:: Dataset section ::
━━━

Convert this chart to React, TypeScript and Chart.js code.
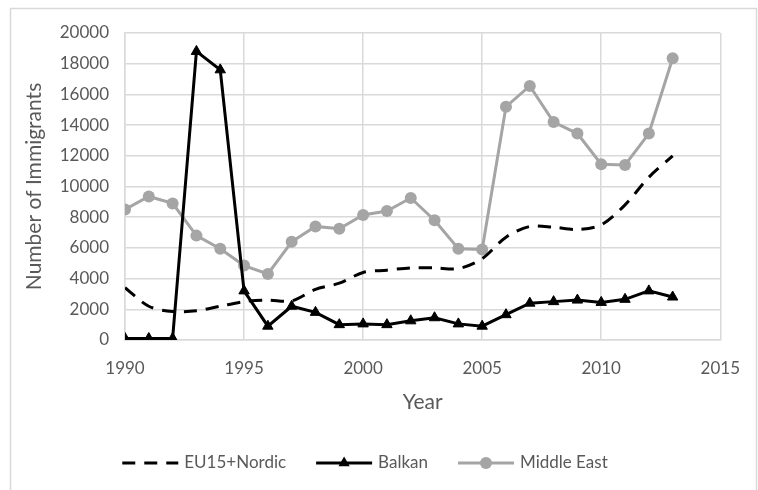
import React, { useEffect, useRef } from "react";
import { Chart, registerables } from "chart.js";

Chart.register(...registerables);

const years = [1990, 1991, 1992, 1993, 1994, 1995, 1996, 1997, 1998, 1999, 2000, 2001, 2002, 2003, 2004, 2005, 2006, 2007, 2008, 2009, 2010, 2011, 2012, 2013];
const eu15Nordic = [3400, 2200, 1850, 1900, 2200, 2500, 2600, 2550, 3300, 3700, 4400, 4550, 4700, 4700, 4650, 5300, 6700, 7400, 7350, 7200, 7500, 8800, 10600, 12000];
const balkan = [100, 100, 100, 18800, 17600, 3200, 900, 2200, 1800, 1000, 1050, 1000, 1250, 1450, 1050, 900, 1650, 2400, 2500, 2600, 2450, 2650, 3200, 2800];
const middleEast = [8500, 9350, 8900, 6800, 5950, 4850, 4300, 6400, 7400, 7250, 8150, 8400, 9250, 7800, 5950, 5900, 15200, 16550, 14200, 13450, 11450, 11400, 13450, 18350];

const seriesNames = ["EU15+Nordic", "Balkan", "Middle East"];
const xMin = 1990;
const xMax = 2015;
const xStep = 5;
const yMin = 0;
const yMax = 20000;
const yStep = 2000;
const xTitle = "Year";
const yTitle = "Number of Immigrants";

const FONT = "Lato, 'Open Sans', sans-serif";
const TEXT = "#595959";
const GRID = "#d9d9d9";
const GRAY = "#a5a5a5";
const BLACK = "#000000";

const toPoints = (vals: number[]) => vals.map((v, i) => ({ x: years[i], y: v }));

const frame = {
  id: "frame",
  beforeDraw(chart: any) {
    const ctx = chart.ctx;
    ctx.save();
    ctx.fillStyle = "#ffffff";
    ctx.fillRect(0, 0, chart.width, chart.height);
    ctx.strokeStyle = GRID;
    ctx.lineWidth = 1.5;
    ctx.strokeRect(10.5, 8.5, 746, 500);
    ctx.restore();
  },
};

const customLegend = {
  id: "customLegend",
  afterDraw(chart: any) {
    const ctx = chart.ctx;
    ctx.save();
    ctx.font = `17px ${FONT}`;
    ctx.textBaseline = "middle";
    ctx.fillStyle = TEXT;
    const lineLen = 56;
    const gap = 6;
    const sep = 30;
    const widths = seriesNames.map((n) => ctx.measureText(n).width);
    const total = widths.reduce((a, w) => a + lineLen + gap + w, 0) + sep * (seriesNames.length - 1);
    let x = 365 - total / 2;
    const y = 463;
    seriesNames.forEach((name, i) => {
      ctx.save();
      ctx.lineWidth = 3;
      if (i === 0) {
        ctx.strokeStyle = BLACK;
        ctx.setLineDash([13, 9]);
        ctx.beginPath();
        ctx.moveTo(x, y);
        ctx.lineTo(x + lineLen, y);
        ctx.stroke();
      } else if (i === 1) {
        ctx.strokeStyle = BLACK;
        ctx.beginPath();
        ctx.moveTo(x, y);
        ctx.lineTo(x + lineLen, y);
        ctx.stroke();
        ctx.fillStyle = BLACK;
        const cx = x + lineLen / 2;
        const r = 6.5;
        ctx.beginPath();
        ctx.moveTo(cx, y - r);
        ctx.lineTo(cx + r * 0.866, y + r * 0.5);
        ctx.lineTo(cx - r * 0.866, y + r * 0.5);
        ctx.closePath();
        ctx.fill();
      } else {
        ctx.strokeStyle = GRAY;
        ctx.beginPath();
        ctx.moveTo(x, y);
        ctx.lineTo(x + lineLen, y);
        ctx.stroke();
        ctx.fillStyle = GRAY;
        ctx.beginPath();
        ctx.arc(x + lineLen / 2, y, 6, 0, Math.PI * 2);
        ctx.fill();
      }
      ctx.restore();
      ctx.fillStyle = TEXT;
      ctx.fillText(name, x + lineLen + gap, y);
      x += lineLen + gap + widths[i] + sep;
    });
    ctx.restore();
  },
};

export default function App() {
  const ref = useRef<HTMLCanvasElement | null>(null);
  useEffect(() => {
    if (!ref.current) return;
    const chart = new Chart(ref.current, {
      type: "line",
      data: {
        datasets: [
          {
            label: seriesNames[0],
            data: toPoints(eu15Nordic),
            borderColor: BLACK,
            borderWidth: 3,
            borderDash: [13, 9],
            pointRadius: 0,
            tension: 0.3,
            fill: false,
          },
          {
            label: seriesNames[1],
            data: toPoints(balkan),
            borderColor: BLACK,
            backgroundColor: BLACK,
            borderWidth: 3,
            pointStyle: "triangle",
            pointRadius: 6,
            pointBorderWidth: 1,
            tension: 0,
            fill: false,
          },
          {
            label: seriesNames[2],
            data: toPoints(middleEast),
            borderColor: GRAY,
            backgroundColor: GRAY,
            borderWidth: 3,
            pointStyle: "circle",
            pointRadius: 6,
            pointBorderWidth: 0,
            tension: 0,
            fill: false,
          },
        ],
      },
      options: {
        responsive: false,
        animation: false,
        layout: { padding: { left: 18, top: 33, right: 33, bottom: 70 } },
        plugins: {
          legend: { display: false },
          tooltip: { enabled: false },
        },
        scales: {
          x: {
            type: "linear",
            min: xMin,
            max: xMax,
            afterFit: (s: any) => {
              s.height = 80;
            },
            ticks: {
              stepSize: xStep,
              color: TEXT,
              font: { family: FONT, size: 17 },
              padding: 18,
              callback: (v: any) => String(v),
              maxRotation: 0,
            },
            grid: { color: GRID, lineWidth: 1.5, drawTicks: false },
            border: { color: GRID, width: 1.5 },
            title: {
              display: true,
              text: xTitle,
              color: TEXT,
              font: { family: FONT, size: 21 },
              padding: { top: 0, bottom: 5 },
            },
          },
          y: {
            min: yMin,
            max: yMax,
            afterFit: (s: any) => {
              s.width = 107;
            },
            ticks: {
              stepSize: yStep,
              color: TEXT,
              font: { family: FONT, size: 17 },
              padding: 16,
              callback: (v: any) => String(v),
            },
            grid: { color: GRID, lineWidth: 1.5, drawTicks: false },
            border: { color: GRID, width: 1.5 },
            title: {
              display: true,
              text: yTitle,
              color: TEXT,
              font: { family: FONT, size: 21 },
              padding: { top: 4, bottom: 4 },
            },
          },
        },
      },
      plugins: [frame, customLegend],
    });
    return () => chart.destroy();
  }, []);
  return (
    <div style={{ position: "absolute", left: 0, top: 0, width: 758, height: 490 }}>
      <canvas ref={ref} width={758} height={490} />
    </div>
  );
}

━━━

:: What the task asks ::
Repeat the lines above, starting at the first and stopping after the line that holds "11400, 13450, 18350];", with the pictures left out.

:: In response ::
Convert this chart to React, TypeScript and Chart.js code.
import React, { useEffect, useRef } from "react";
import { Chart, registerables } from "chart.js";

Chart.register(...registerables);

const years = [1990, 1991, 1992, 1993, 1994, 1995, 1996, 1997, 1998, 1999, 2000, 2001, 2002, 2003, 2004, 2005, 2006, 2007, 2008, 2009, 2010, 2011, 2012, 2013];
const eu15Nordic = [3400, 2200, 1850, 1900, 2200, 2500, 2600, 2550, 3300, 3700, 4400, 4550, 4700, 4700, 4650, 5300, 6700, 7400, 7350, 7200, 7500, 8800, 10600, 12000];
const balkan = [100, 100, 100, 18800, 17600, 3200, 900, 2200, 1800, 1000, 1050, 1000, 1250, 1450, 1050, 900, 1650, 2400, 2500, 2600, 2450, 2650, 3200, 2800];
const middleEast = [8500, 9350, 8900, 6800, 5950, 4850, 4300, 6400, 7400, 7250, 8150, 8400, 9250, 7800, 5950, 5900, 15200, 16550, 14200, 13450, 11450, 11400, 13450, 18350];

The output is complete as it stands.